Wednesday, May 6, 2015

PM Netanyahu Forms Coalition With Less Than 2 Hours To Spare

Less than two hours before his deadline was set to expire on Wednesday night, Prime Minister Benjamin Netanyahu hammered out a deal with Jewish Home party leader Naftali Bennett, allowing him to inform President Reuven Rivlin that he had successfully cobbled together a 61-seat coalition — the narrowest of Knesset majorities.

Netanyahu sent Rivlin a letter confirming that his Likud party had clinched a coalition late Wednesday night, after making the announcement. He now has until next Wednesday to swear in his new cabinet.

“I am honored to inform you that I have been successful in forming a government, which I will request is brought before the Knesset for its approval as soon as possible,” Netanyahu wrote in the letter, according to a statement from the President’s Residence. The two men later spoke by phone, and Rivlin said, “I congratulate you on completing the formation of the government. I have received your letter of confirmation, and look forward to the convening of the Knesset as soon as possible, to approve the government.”

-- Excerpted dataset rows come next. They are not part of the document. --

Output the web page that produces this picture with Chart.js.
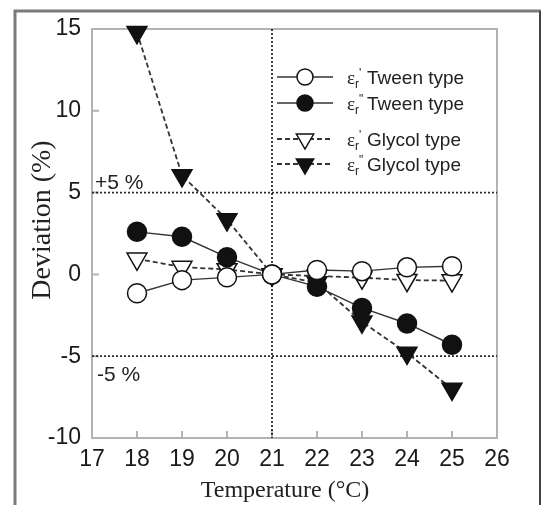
<!DOCTYPE html>
<html>
<head>
<meta charset="utf-8">
<script src="https://cdn.jsdelivr.net/npm/chart.js@4/dist/chart.umd.min.js"></script>
<style>
  html, body { margin: 0; padding: 0; background: #fff; }
  #wrap { width: 542px; height: 505px; }
</style>
</head>
<body>
<div id="wrap"><canvas id="devChart" width="542" height="505"></canvas></div>
<script>
const temps = [18, 19, 20, 21, 22, 23, 24, 25];
const tweenReal = [-1.15, -0.35, -0.18, 0, 0.27, 0.2, 0.43, 0.5];
const tweenImag = [2.6, 2.3, 1.05, 0, -0.75, -2.05, -3.0, -4.3];
const glycolReal = [0.95, 0.45, 0.3, 0, -0.1, -0.2, -0.35, -0.38];
const glycolImag = [14.8, 6.05, 3.35, 0, -0.5, -2.9, -4.8, -7.0];

const xTicks = [17, 18, 19, 20, 21, 22, 23, 24, 25, 26];
const yTicks = [-10, -5, 0, 5, 10, 15];
const limitLines = [5, -5];
const refTemp = 21;

const seriesLabels = ['Tween type', 'Tween type', 'Glycol type', 'Glycol type'];
const seriesPrimes = ["'", "''", "'", "''"];

const INK = '#111';
const FRAME = '#b3b3b3';

function pts(vals) {
    return temps.map((t, i) => ({ x: t, y: vals[i] }));
}

// extra drawing: frame, reference lines, inward ticks, texts, legend
const decorPlugin = {
    id: 'decor',
    beforeDraw(chart) {
        const ctx = chart.ctx;
        ctx.save();
        ctx.fillStyle = '#fff';
        ctx.fillRect(0, 0, chart.width, chart.height);
        // outer figure frame
        ctx.strokeStyle = '#7a7a7a';
        ctx.lineWidth = 3;
        ctx.beginPath();
        ctx.moveTo(15, 505); ctx.lineTo(15, 11); ctx.lineTo(541, 11);
        ctx.stroke();
        ctx.strokeStyle = '#444';
        ctx.lineWidth = 2;
        ctx.beginPath();
        ctx.moveTo(540, 11); ctx.lineTo(540, 505);
        ctx.stroke();
        ctx.restore();
    },
    beforeDatasetsDraw(chart) {
        const ctx = chart.ctx;
        const a = chart.chartArea;
        const xs = chart.scales.x, ys = chart.scales.y;
        ctx.save();
        // plot box
        ctx.strokeStyle = FRAME;
        ctx.lineWidth = 2;
        ctx.strokeRect(a.left, a.top, a.right - a.left, a.bottom - a.top);
        // inward ticks
        ctx.beginPath();
        xTicks.forEach(v => {
            const px = xs.getPixelForValue(v);
            ctx.moveTo(px, a.bottom); ctx.lineTo(px, a.bottom - 7);
        });
        yTicks.forEach(v => {
            const py = ys.getPixelForValue(v);
            ctx.moveTo(a.left, py); ctx.lineTo(a.left + 7, py);
        });
        ctx.stroke();
        // dotted reference lines
        ctx.strokeStyle = '#2a2a2a';
        ctx.lineWidth = 1.8;
        ctx.setLineDash([2, 2]);
        ctx.beginPath();
        limitLines.forEach(v => {
            const py = ys.getPixelForValue(v);
            ctx.moveTo(a.left, py); ctx.lineTo(a.right, py);
        });
        const rx = xs.getPixelForValue(refTemp);
        ctx.moveTo(rx, a.top); ctx.lineTo(rx, a.bottom);
        ctx.stroke();
        ctx.setLineDash([]);
        // limit labels
        ctx.fillStyle = '#222';
        ctx.font = '21px "Liberation Sans", Arial, sans-serif';
        ctx.textAlign = 'left';
        ctx.textBaseline = 'alphabetic';
        ctx.fillText('+5 %', a.left + 3, ys.getPixelForValue(5) - 4);
        ctx.fillText('-5 %', a.left + 5, ys.getPixelForValue(-5) + 25);
        ctx.restore();
    },
    afterDraw(chart) {
        const ctx = chart.ctx;
        ctx.save();
        // axis titles
        ctx.fillStyle = '#222';
        ctx.font = '24px "Liberation Serif", "Times New Roman", serif';
        ctx.textAlign = 'center';
        ctx.textBaseline = 'alphabetic';
        ctx.fillText('Temperature (\u00B0C)', 285, 497);
        ctx.translate(50, 220);
        ctx.rotate(-Math.PI / 2);
        ctx.font = '28px "Liberation Serif", "Times New Roman", serif';
        ctx.fillText('Deviation (%)', 0, 0);
        ctx.restore();

        // legend
        const rows = [77, 103, 139, 164];
        chart.data.datasets.forEach((ds, i) => {
            const y = rows[i];
            ctx.save();
            ctx.strokeStyle = ds.borderColor;
            ctx.lineWidth = ds.borderWidth;
            ctx.setLineDash(ds.borderDash || []);
            ctx.beginPath();
            ctx.moveTo(277, y); ctx.lineTo(333, y);
            ctx.stroke();
            ctx.setLineDash([]);
            ctx.fillStyle = ds.pointBackgroundColor;
            ctx.strokeStyle = ds.pointBorderColor;
            ctx.lineWidth = 1.5;
            ctx.beginPath();
            if (ds.pointStyle === 'circle') {
                ctx.arc(305, y, 8, 0, Math.PI * 2);
            } else {
                const r = 10;
                ctx.moveTo(305 - r * 0.866, y - r / 2);
                ctx.lineTo(305 + r * 0.866, y - r / 2);
                ctx.lineTo(305, y + r);
                ctx.closePath();
            }
            ctx.fill();
            ctx.stroke();
            // label: epsilon_r with prime(s)
            ctx.fillStyle = '#222';
            ctx.textBaseline = 'alphabetic';
            ctx.textAlign = 'left';
            let x = 347;
            const base = y + 7;
            ctx.font = '19px "Liberation Serif", serif';
            ctx.fillText('\u03B5', x, base);
            x += ctx.measureText('\u03B5').width;
            ctx.font = '12px "Liberation Sans", sans-serif';
            ctx.fillText('r', x, base + 4);
            ctx.fillText(seriesPrimes[i] === "'" ? "'" : '"', x + 4, base - 7);
            x += 10;
            ctx.font = '19px "Liberation Sans", Arial, sans-serif';
            ctx.fillText(seriesLabels[i], x + 2, base);
            ctx.restore();
        });
    }
};

const ctx = document.getElementById('devChart').getContext('2d');
new Chart(ctx, {
    type: 'line',
    data: {
        datasets: [
            {
                label: "\u03B5r' Tween type", data: pts(tweenReal), order: 0,
                borderColor: '#333', borderWidth: 1.4,
                pointStyle: 'circle', pointRadius: 9.5,
                pointBackgroundColor: '#fff', pointBorderColor: INK, pointBorderWidth: 1.5
            },
            {
                label: "\u03B5r'' Tween type", data: pts(tweenImag), order: 1,
                borderColor: '#333', borderWidth: 1.4,
                pointStyle: 'circle', pointRadius: 9.5,
                pointBackgroundColor: INK, pointBorderColor: INK, pointBorderWidth: 1.5
            },
            {
                label: "\u03B5r' Glycol type", data: pts(glycolReal), order: 2,
                borderColor: '#333', borderWidth: 1.8, borderDash: [5, 3],
                pointStyle: 'triangle', rotation: 180, pointRadius: 11.5,
                pointBackgroundColor: '#fff', pointBorderColor: INK, pointBorderWidth: 1.5
            },
            {
                label: "\u03B5r'' Glycol type", data: pts(glycolImag), order: 3,
                borderColor: '#333', borderWidth: 1.8, borderDash: [5, 3],
                pointStyle: 'triangle', rotation: 180, pointRadius: 11.5,
                pointBackgroundColor: INK, pointBorderColor: INK, pointBorderWidth: 1.5
            }
        ]
    },
    options: {
        responsive: false,
        animation: false,
        clip: false,
        layout: { padding: { left: 0, top: 29, right: 45, bottom: 0 } },
        plugins: { legend: { display: false }, tooltip: { enabled: false } },
        scales: {
            x: {
                type: 'linear', min: 17, max: 26,
                afterFit(scale) { scale.height = 67; },
                afterBuildTicks(scale) { scale.ticks = xTicks.map(v => ({ value: v })); },
                grid: { display: false, drawTicks: false },
                border: { display: false },
                ticks: {
                    padding: 8, color: '#1a1a1a',
                    font: { family: '"Liberation Sans", Arial, sans-serif', size: 23 }
                }
            },
            y: {
                min: -10, max: 15,
                afterFit(scale) { scale.width = 92; },
                afterBuildTicks(scale) { scale.ticks = yTicks.map(v => ({ value: v })); },
                grid: { display: false, drawTicks: false },
                border: { display: false },
                ticks: {
                    padding: 11, color: '#1a1a1a',
                    font: { family: '"Liberation Sans", Arial, sans-serif', size: 23 }
                }
            }
        }
    },
    plugins: [decorPlugin]
});
</script>
</body>
</html>
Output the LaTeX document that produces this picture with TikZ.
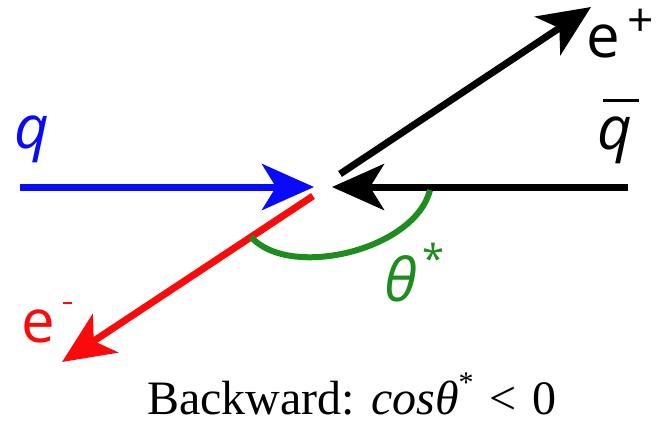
\documentclass[tikz,border=0pt]{standalone}
\usepackage{fontspec}
\setmainfont{Liberation Serif}
\newfontfamily\lblfont{Open Sans}
\usetikzlibrary{arrows.meta}
\definecolor{qblue}{RGB}{10,10,250}
\definecolor{ered}{RGB}{250,10,10}
\definecolor{tgreen}{RGB}{30,140,30}
\tikzset{
  vec/.style={line width=7pt, -{Stealth[length=52pt,width=46pt,inset=14pt]}},
  lbl/.style={inner sep=0pt, anchor=base west, font=\lblfont\fontsize{60}{60}\selectfont},
  sup/.style={inner sep=0pt, anchor=base west, font=\lblfont\fontsize{46}{46}\selectfont},
}
\begin{document}
\begin{tikzpicture}[x=1pt,y=-1pt]
\useasboundingbox (0,0) rectangle (663,426);
% endpoints
\coordinate (qs) at (20,187);
\coordinate (qt) at (314,187);
\coordinate (bs) at (628,187);
\coordinate (bt) at (332,187);
\coordinate (ps) at (340,174);
\coordinate (pt) at (591,7);
\coordinate (ms) at (313,196);
\coordinate (mt) at (62,362);
\coordinate (as) at (430,190);
\coordinate (ae) at (251,237);
% arrows
\draw[vec, qblue] (qs) -- (qt);
\draw[vec, black] (bs) -- (bt);
\draw[vec, black] (ps) -- (pt);
\draw[vec, ered] (ms) -- (mt);
\draw[tgreen, line width=6pt] (as) .. controls (415,250) and (290,280) .. (ae);
% labels
\node[lbl, text=qblue] (lq) at (14,148) {\itshape q};
\node[lbl, text=black] (lqb) at (597,149) {\itshape q};
\coordinate (bl) at (603,100);
\coordinate (br) at (639,100);
\draw[line width=3pt] (bl) -- (br);
\node[lbl, text=black] (lep) at (586,57) {e};
\node[sup, text=black] (lepp) at (627,36) {+};
\node[lbl, text=ered] (lem) at (21,342) {e};
\coordinate (mlft) at (63,303);
\coordinate (mrgt) at (72,303);
\draw[ered, line width=2.5pt] (mlft) -- (mrgt);
\node[lbl, text=tgreen] (lth) at (384,301) {\itshape θ};
\node[sup, text=tgreen, font=\lblfont\fontsize{40}{40}\selectfont] (lst) at (422,273) {*};
\node[inner sep=0pt, anchor=base, font=\fontsize{48}{48}\selectfont] (cap) at (352,414) {Backward: {\itshape cosθ}\raisebox{0.45em}{\fontsize{30}{30}\selectfont *}\,\,<\,\,0};
\end{tikzpicture}
\end{document}
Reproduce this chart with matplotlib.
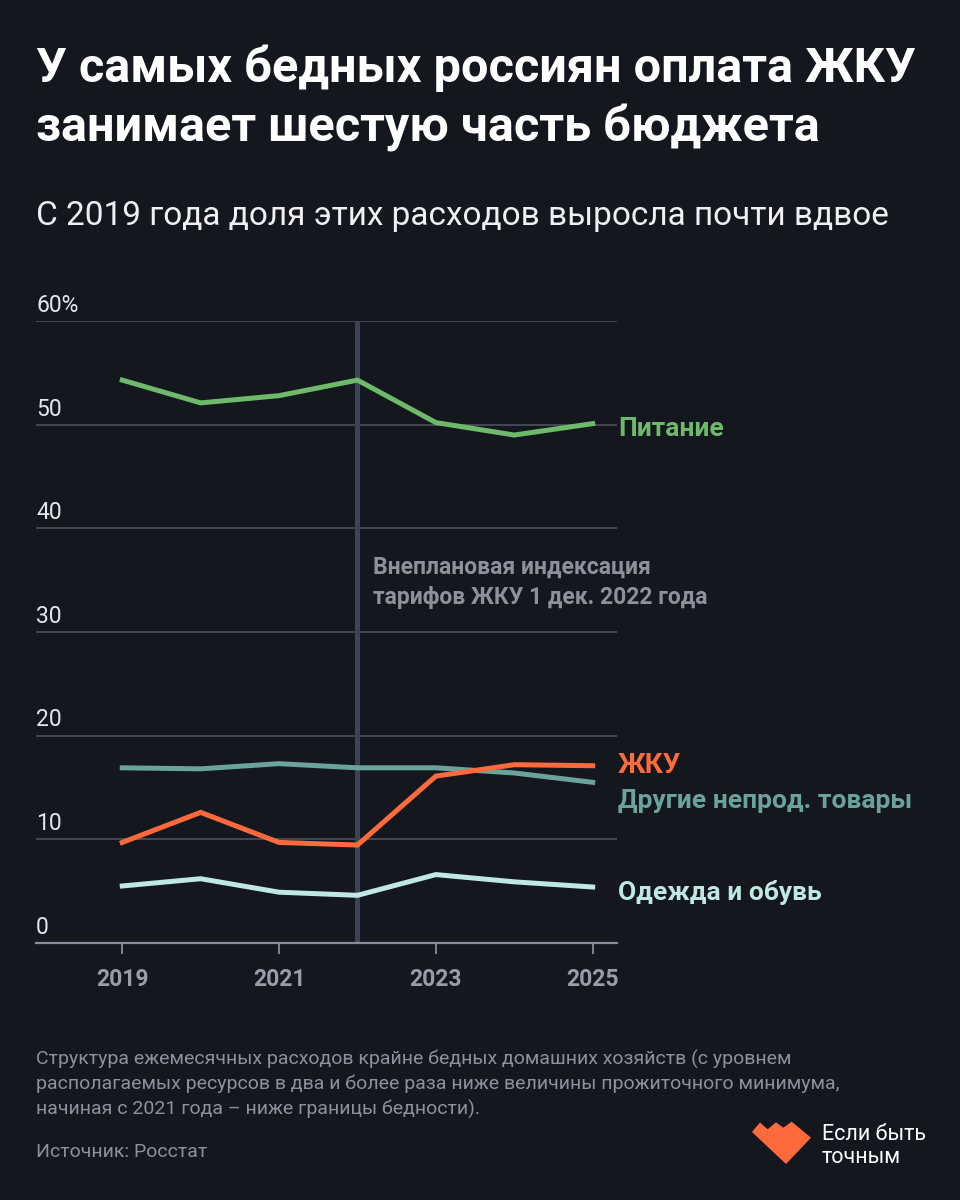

In a meeting with Bennett in the Knesset Wednesday night, Netanyahu thanked the Jewish Home party leader for his “efforts during the negotiations and throughout these last weeks.” He also asserted that Israel would have a “strong, stable government,” which he hoped would exceed 61 seats by Wednesday.
“’61 seats is a good number. 61-plus is a better number. But it starts with 61, and we will begin with that,” Netanyahu said. “We have a lot of work ahead of us. Good luck to us and to the Israeli nation.”
“We support you,” Bennett told Netanyahu. “We will assist you with all of our strength for the sake of the country and the government, because we have no other land. This government can complete its term in office. We will work hard to make sure of that.” Bennett said that the two parties’ negotiating teams would “work all night” in order to finalize the fine points of the deal.
Shaked, 39, has only been in politics for two years. Netanyahu and Bennett were negotiating Wednesday over the scope of her authority in the job. Shaked will also have a seat in the key decision-making security cabinet, by virtue of being justice minister.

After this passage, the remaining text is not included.